__THE REQUEST__.
Without including any pictures, write out the listing below exactly.
● ● ● ●
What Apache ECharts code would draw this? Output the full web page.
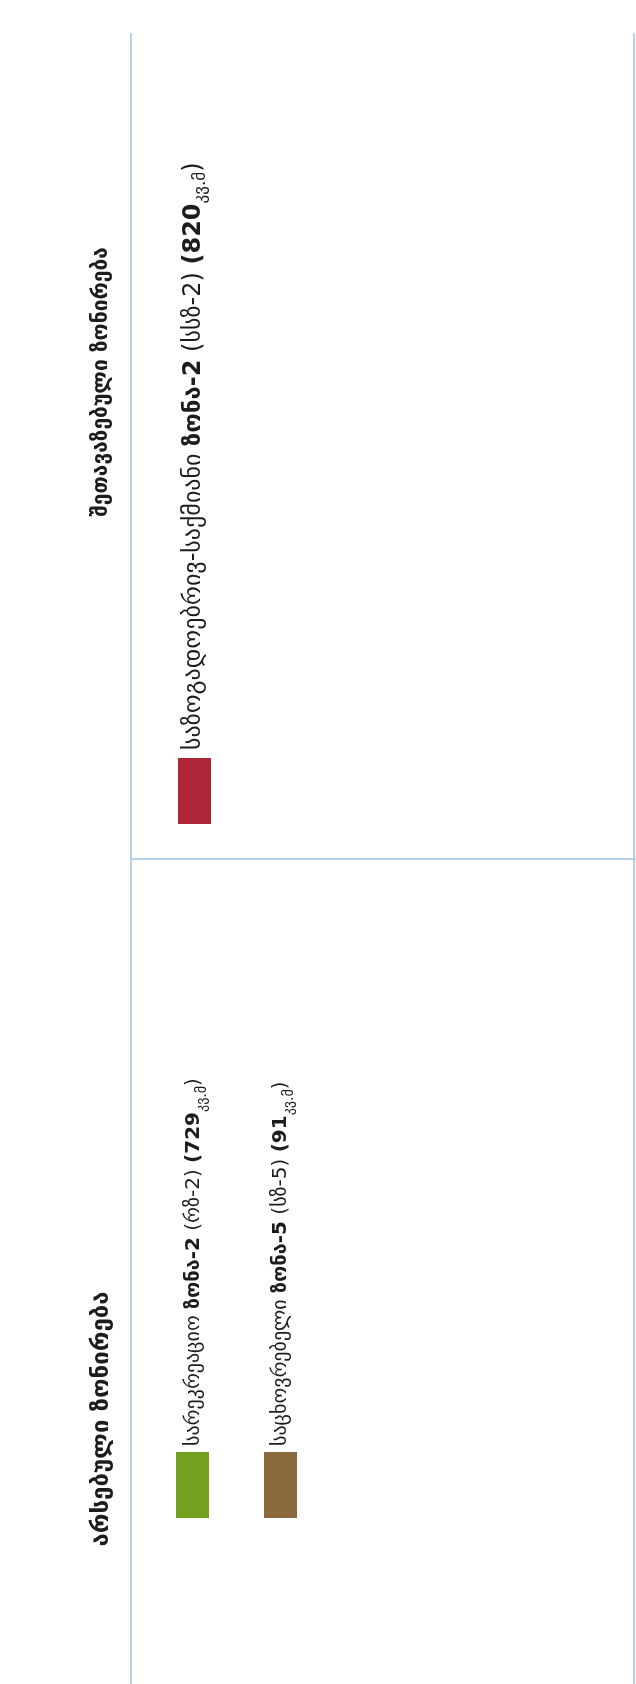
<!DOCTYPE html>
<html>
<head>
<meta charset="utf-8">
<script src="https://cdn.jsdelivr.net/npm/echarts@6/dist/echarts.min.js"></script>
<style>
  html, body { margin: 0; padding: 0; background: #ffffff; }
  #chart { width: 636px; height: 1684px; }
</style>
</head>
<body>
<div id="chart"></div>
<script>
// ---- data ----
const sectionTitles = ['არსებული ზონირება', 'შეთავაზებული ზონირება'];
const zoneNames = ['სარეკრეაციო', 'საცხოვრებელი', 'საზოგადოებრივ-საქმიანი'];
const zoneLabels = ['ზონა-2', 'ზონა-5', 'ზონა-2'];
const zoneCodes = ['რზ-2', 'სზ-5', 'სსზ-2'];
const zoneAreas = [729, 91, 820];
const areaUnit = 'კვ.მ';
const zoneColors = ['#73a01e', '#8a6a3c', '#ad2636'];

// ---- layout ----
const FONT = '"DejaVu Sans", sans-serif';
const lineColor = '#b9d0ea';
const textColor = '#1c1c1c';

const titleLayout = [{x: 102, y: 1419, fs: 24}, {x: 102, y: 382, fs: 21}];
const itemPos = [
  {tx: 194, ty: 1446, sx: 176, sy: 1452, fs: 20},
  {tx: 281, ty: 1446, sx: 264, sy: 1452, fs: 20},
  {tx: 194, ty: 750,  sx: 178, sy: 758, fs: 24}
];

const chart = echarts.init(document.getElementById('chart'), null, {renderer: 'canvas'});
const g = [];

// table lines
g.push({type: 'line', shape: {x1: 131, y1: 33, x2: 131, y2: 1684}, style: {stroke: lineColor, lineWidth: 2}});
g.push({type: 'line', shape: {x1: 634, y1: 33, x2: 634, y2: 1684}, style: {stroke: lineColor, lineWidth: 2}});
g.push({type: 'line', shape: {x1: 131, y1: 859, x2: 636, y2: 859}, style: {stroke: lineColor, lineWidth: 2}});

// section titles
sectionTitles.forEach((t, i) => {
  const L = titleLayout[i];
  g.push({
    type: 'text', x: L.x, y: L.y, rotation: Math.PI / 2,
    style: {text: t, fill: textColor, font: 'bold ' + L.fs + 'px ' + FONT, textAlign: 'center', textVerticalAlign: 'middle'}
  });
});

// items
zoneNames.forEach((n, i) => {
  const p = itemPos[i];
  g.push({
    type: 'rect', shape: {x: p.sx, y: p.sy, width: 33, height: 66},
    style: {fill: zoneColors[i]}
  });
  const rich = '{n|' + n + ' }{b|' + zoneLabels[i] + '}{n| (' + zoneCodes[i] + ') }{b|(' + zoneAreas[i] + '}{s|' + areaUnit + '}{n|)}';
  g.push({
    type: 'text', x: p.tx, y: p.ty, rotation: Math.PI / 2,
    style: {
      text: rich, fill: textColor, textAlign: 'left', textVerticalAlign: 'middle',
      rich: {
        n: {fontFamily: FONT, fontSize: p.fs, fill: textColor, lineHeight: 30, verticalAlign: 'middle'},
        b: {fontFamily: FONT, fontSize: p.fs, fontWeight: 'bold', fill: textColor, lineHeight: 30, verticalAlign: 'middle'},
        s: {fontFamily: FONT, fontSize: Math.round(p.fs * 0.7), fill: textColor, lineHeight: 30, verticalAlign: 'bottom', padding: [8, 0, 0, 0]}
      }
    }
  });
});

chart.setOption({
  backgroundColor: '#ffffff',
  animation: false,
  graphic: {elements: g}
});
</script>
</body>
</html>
● ● ● ●
__OUTPUT FOR THIS EXERCISE__.
What Apache ECharts code would draw this? Output the full web page.
<!DOCTYPE html>
<html>
<head>
<meta charset="utf-8">
<script src="https://cdn.jsdelivr.net/npm/echarts@6/dist/echarts.min.js"></script>
<style>
  html, body { margin: 0; padding: 0; background: #ffffff; }
  #chart { width: 636px; height: 1684px; }
</style>
</head>
<body>
<div id="chart"></div>
<script>
// ---- data ----
const sectionTitles = ['არსებული ზონირება', 'შეთავაზებული ზონირება'];
const zoneNames = ['სარეკრეაციო', 'საცხოვრებელი', 'საზოგადოებრივ-საქმიანი'];
const zoneLabels = ['ზონა-2', 'ზონა-5', 'ზონა-2'];
const zoneCodes = ['რზ-2', 'სზ-5', 'სსზ-2'];
const zoneAreas = [729, 91, 820];
const areaUnit = 'კვ.მ';
const zoneColors = ['#73a01e', '#8a6a3c', '#ad2636'];

// ---- layout ----
const FONT = '"DejaVu Sans", sans-serif';
const lineColor = '#b9d0ea';
const textColor = '#1c1c1c';

const titleLayout = [{x: 102, y: 1419, fs: 24}, {x: 102, y: 382, fs: 21}];
const itemPos = [
  {tx: 194, ty: 1446, sx: 176, sy: 1452, fs: 20},
  {tx: 281, ty: 1446, sx: 264, sy: 1452, fs: 20},
  {tx: 194, ty: 750,  sx: 178, sy: 758, fs: 24}
];

const chart = echarts.init(document.getElementById('chart'), null, {renderer: 'canvas'});
const g = [];

// table lines
g.push({type: 'line', shape: {x1: 131, y1: 33, x2: 131, y2: 1684}, style: {stroke: lineColor, lineWidth: 2}});
g.push({type: 'line', shape: {x1: 634, y1: 33, x2: 634, y2: 1684}, style: {stroke: lineColor, lineWidth: 2}});
g.push({type: 'line', shape: {x1: 131, y1: 859, x2: 636, y2: 859}, style: {stroke: lineColor, lineWidth: 2}});

// section titles
sectionTitles.forEach((t, i) => {
  const L = titleLayout[i];
  g.push({
    type: 'text', x: L.x, y: L.y, rotation: Math.PI / 2,
    style: {text: t, fill: textColor, font: 'bold ' + L.fs + 'px ' + FONT, textAlign: 'center', textVerticalAlign: 'middle'}
  });
});

// items
zoneNames.forEach((n, i) => {
  const p = itemPos[i];
  g.push({
    type: 'rect', shape: {x: p.sx, y: p.sy, width: 33, height: 66},
    style: {fill: zoneColors[i]}
  });
  const rich = '{n|' + n + ' }{b|' + zoneLabels[i] + '}{n| (' + zoneCodes[i] + ') }{b|(' + zoneAreas[i] + '}{s|' + areaUnit + '}{n|)}';
  g.push({
    type: 'text', x: p.tx, y: p.ty, rotation: Math.PI / 2,
    style: {
      text: rich, fill: textColor, textAlign: 'left', textVerticalAlign: 'middle',
      rich: {
        n: {fontFamily: FONT, fontSize: p.fs, fill: textColor, lineHeight: 30, verticalAlign: 'middle'},
        b: {fontFamily: FONT, fontSize: p.fs, fontWeight: 'bold', fill: textColor, lineHeight: 30, verticalAlign: 'middle'},
        s: {fontFamily: FONT, fontSize: Math.round(p.fs * 0.7), fill: textColor, lineHeight: 30, verticalAlign: 'bottom', padding: [8, 0, 0, 0]}
      }
    }
  });
});

chart.setOption({
  backgroundColor: '#ffffff',
  animation: false,
  graphic: {elements: g}
});
</script>
</body>
</html>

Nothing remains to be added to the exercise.